━━━ Information provided
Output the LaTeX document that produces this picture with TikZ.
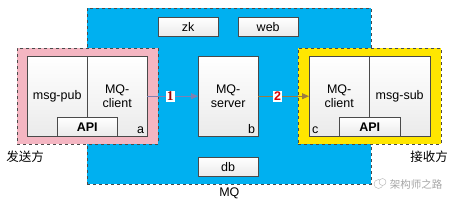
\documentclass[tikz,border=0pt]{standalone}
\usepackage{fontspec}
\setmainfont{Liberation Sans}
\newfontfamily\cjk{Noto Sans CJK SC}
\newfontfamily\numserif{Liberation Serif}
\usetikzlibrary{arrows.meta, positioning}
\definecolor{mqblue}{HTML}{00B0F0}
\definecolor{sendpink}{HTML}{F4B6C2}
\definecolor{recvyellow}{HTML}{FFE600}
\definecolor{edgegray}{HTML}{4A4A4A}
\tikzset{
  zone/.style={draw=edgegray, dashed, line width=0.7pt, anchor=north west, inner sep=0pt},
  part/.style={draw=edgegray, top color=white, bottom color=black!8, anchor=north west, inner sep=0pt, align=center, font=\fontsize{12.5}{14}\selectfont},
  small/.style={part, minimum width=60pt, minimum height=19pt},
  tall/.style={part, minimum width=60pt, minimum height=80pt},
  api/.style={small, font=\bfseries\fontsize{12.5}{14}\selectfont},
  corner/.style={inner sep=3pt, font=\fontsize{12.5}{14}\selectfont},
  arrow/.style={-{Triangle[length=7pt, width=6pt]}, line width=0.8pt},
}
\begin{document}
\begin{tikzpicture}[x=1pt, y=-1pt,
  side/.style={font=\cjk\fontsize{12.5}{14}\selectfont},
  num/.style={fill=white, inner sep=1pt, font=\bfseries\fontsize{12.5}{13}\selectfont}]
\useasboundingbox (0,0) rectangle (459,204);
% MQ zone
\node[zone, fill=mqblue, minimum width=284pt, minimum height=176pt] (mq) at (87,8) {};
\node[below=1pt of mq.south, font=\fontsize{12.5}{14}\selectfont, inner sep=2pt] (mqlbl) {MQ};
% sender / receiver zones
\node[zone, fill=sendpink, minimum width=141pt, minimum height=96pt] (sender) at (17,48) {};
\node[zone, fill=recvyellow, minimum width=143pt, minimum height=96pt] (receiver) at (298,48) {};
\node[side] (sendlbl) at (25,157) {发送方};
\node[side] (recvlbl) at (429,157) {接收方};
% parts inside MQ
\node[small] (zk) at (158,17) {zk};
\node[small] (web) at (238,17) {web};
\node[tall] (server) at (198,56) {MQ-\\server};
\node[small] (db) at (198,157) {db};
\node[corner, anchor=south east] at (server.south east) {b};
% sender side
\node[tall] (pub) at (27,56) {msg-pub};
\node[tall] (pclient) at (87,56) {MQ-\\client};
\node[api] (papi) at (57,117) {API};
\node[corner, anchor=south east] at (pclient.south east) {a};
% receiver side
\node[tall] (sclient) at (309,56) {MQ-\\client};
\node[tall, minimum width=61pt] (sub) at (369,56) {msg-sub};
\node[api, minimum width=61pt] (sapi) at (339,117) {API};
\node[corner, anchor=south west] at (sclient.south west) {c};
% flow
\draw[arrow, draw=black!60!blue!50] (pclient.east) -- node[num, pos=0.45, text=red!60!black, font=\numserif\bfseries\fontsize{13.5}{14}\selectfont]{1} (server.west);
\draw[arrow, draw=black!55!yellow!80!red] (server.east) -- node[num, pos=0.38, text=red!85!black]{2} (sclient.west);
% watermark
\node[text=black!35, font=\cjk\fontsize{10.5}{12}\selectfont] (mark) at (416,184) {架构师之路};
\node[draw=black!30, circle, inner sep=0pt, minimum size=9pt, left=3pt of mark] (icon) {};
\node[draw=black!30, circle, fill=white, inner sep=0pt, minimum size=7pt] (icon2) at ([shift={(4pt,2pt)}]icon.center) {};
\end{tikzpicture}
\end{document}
━━━━━━
What the exercise asks: The pictures should not be reproduced; quote all of the other material exactly.

Result of this exercise:
Output the LaTeX document that produces this picture with TikZ.
\documentclass[tikz,border=0pt]{standalone}
\usepackage{fontspec}
\setmainfont{Liberation Sans}
\newfontfamily\cjk{Noto Sans CJK SC}
\newfontfamily\numserif{Liberation Serif}
\usetikzlibrary{arrows.meta, positioning}
\definecolor{mqblue}{HTML}{00B0F0}
\definecolor{sendpink}{HTML}{F4B6C2}
\definecolor{recvyellow}{HTML}{FFE600}
\definecolor{edgegray}{HTML}{4A4A4A}
\tikzset{
  zone/.style={draw=edgegray, dashed, line width=0.7pt, anchor=north west, inner sep=0pt},
  part/.style={draw=edgegray, top color=white, bottom color=black!8, anchor=north west, inner sep=0pt, align=center, font=\fontsize{12.5}{14}\selectfont},
  small/.style={part, minimum width=60pt, minimum height=19pt},
  tall/.style={part, minimum width=60pt, minimum height=80pt},
  api/.style={small, font=\bfseries\fontsize{12.5}{14}\selectfont},
  corner/.style={inner sep=3pt, font=\fontsize{12.5}{14}\selectfont},
  arrow/.style={-{Triangle[length=7pt, width=6pt]}, line width=0.8pt},
}
\begin{document}
\begin{tikzpicture}[x=1pt, y=-1pt,
  side/.style={font=\cjk\fontsize{12.5}{14}\selectfont},
  num/.style={fill=white, inner sep=1pt, font=\bfseries\fontsize{12.5}{13}\selectfont}]
\useasboundingbox (0,0) rectangle (459,204);
% MQ zone
\node[zone, fill=mqblue, minimum width=284pt, minimum height=176pt] (mq) at (87,8) {};
\node[below=1pt of mq.south, font=\fontsize{12.5}{14}\selectfont, inner sep=2pt] (mqlbl) {MQ};
% sender / receiver zones
\node[zone, fill=sendpink, minimum width=141pt, minimum height=96pt] (sender) at (17,48) {};
\node[zone, fill=recvyellow, minimum width=143pt, minimum height=96pt] (receiver) at (298,48) {};
\node[side] (sendlbl) at (25,157) {发送方};
\node[side] (recvlbl) at (429,157) {接收方};
% parts inside MQ
\node[small] (zk) at (158,17) {zk};
\node[small] (web) at (238,17) {web};
\node[tall] (server) at (198,56) {MQ-\\server};
\node[small] (db) at (198,157) {db};
\node[corner, anchor=south east] at (server.south east) {b};
% sender side
\node[tall] (pub) at (27,56) {msg-pub};
\node[tall] (pclient) at (87,56) {MQ-\\client};
\node[api] (papi) at (57,117) {API};
\node[corner, anchor=south east] at (pclient.south east) {a};
% receiver side
\node[tall] (sclient) at (309,56) {MQ-\\client};
\node[tall, minimum width=61pt] (sub) at (369,56) {msg-sub};
\node[api, minimum width=61pt] (sapi) at (339,117) {API};
\node[corner, anchor=south west] at (sclient.south west) {c};
% flow
\draw[arrow, draw=black!60!blue!50] (pclient.east) -- node[num, pos=0.45, text=red!60!black, font=\numserif\bfseries\fontsize{13.5}{14}\selectfont]{1} (server.west);
\draw[arrow, draw=black!55!yellow!80!red] (server.east) -- node[num, pos=0.38, text=red!85!black]{2} (sclient.west);
% watermark
\node[text=black!35, font=\cjk\fontsize{10.5}{12}\selectfont] (mark) at (416,184) {架构师之路};
\node[draw=black!30, circle, inner sep=0pt, minimum size=9pt, left=3pt of mark] (icon) {};
\node[draw=black!30, circle, fill=white, inner sep=0pt, minimum size=7pt] (icon2) at ([shift={(4pt,2pt)}]icon.center) {};
\end{tikzpicture}
\end{document}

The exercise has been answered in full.